Their preclinical study challenges the existing paradigm and marks another step toward personalized medicine for breast cancer.
p53, a tumor suppressor, is mutated or inactivated in the majority of cancers, and about one-third of breast cancers have mutations in the gene. It’s long been thought that normal p53 results in a better chemotherapy response, but the evidence in breast cancer has been conflicting.
The scientists first examined the response to doxorubicin in mice and the role of p53 in the chemotherapy process. When they analyzed the results, they found the mice that responded poorly had normal p53 genes, while the mice that responded best had mutated p53 genes.
Using human breast tumor cell lines with normal p53, the researchers replicated the mouse experiment with the same results. When the cells were treated with doxorubicin, known commercially as Adriamycin®, they basically stopped. When the p53 gene was removed, the cells continued through the cell cycle and eventual destruction.

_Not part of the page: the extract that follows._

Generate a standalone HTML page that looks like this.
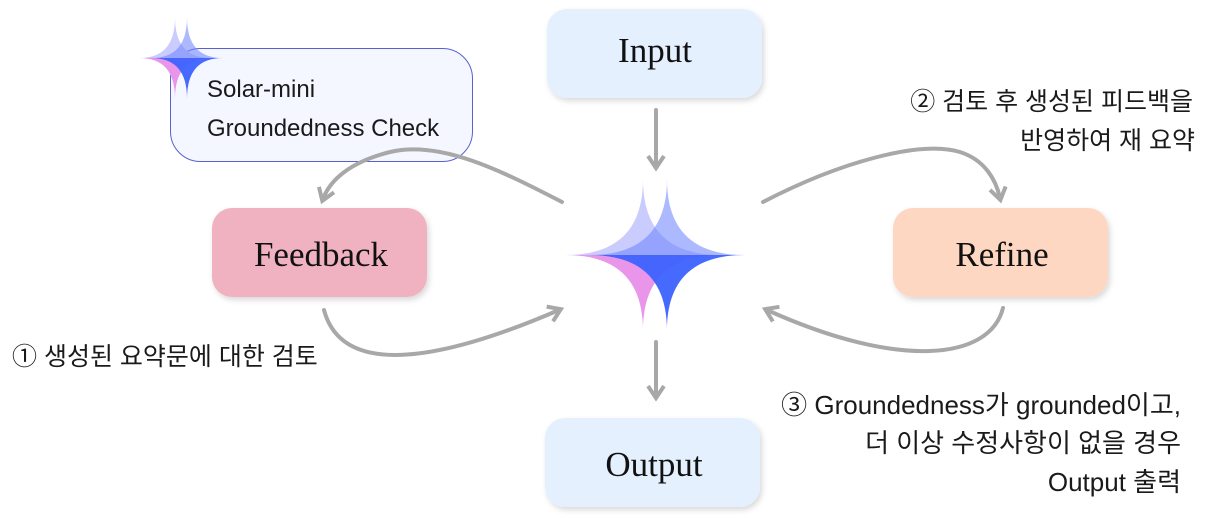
<!DOCTYPE html>
<html><head><meta charset="utf-8"><style>
body{margin:0;width:1212px;height:518px;background:#fff;overflow:hidden}
svg{display:block}
.k{font-family:"Liberation Sans","Noto Sans CJK KR",sans-serif;font-size:25px;fill:#1a1a1a}
.n{font-family:"Liberation Serif","DejaVu Serif",serif;font-size:35px;fill:#111;text-anchor:middle}
</style></head><body>
<svg width="1212" height="518" viewBox="0 0 1212 518" xmlns="http://www.w3.org/2000/svg">
<defs>
<filter id="sh" x="-10%" y="-10%" width="125%" height="130%"><feDropShadow dx="2" dy="3" stdDeviation="3" flood-color="#000" flood-opacity="0.15"/></filter>
<marker id="ah" viewBox="0 0 10 10" refX="6" refY="5" markerWidth="5" markerHeight="5" orient="auto"><path d="M1,1 L7,5 L1,9" fill="none" stroke="#a8a8a8" stroke-width="2"/></marker>
</defs>
<rect x="170.5" y="48.5" width="302" height="113" rx="30" fill="#f4f7ff" stroke="#5a60d0" stroke-width="1"/>
<text class="k" x="207" y="97" style="font-size:24px">Solar-mini</text>
<text class="k" x="207" y="136" style="font-size:24px">Groundedness Check</text>
<rect x="547" y="9" width="215" height="89" rx="20" fill="#e4f0fe" filter="url(#sh)"/>
<text class="n" x="655" y="62">Input</text>
<rect x="212" y="208" width="215" height="89" rx="20" fill="#f0b2c0" filter="url(#sh)"/>
<text class="n" x="321" y="266">Feedback</text>
<rect x="893" y="208" width="215" height="89" rx="20" fill="#fed7c3" filter="url(#sh)"/>
<text class="n" x="1002" y="266">Refine</text>
<rect x="545" y="418" width="215" height="89" rx="20" fill="#e4f0fe" filter="url(#sh)"/>
<text class="n" x="654" y="476">Output</text>
<g fill="none" stroke="#a8a8a8" stroke-width="4" stroke-linecap="round">
<path d="M656 110 L656 166" marker-end="url(#ah)"/>
<path d="M656 342 L656 396" marker-end="url(#ah)"/>
<path d="M562 202 C500 170 440 140 390 152 C350 162 330 180 323 199" marker-end="url(#ah)"/>
<path d="M324 310 C340 370 420 370 559 310" marker-end="url(#ah)"/>
<path d="M763 202 C840 162 920 140 960 152 C985 160 996 180 1000 198" marker-end="url(#ah)"/>
<path d="M1003 308 C990 360 900 370 767 310" marker-end="url(#ah)"/>
</g>
<g>
<path d="M565 255 C617 255 643 230 643 179 C643 230 669 255 721 255 Z" fill="#c9ccfd"/>
<path d="M565 255 C617 255 643 280 643 331 C643 280 669 255 721 255 Z" fill="#e895ea"/>
<path d="M589 255 C641 255 667 230 667 179 C667 230 693 255 745 255 Z" fill="#6a80ff" fill-opacity="0.55"/>
<path d="M589 255 C641 255 667 280 667 331 C667 280 693 255 745 255 Z" fill="#3d62fe" fill-opacity="0.95"/>
</g>
<g>
<path d="M139 58 C163 58 175 45 175 17 C175 45 187 58 211 58 Z" fill="#c9ccfd"/>
<path d="M139 58 C163 58 175 71 175 99 C175 71 187 58 211 58 Z" fill="#e895ea"/>
<path d="M151 58 C175 58 187 45 187 17 C187 45 199 58 223 58 Z" fill="#6a80ff" fill-opacity="0.55"/>
<path d="M151 58 C175 58 187 71 187 99 C187 71 199 58 223 58 Z" fill="#3d62fe" fill-opacity="0.95"/>
</g>
<text class="k" x="12" y="365">① 생성된 요약문에 대한 검토</text>
<text class="k" x="1193" y="110" text-anchor="end">② 검토 후 생성된 피드백을</text>
<text class="k" x="1195" y="149" text-anchor="end">반영하여 재 요약</text>
<text class="k" x="1181" y="414" text-anchor="end" style="font-size:26px">③ Groundedness가 grounded이고,</text>
<text class="k" x="1181" y="452" text-anchor="end" style="font-size:26px">더 이상 수정사항이 없을 경우</text>
<text class="k" x="1181" y="491" text-anchor="end" style="font-size:26px">Output 출력</text>
</svg>
</body></html>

“There are a lot of data out there on responses to doxorubicin and other drugs that break DNA,” says lead author Guillermina Lozano, Ph.D., professor and chair of MD Anderson’s Department of Genetics. “The response rates were mixed, and we never understood the difference. Now we understand that we need to know the p53 status to predict a response.”
This project was funded by grants from the National Cancer Institute and the National Institutes of Health, a Theodore N. Law Endowment for Scientific Achievement and a Dodie P. Hawn Fellowship in Cancer Genetics Research.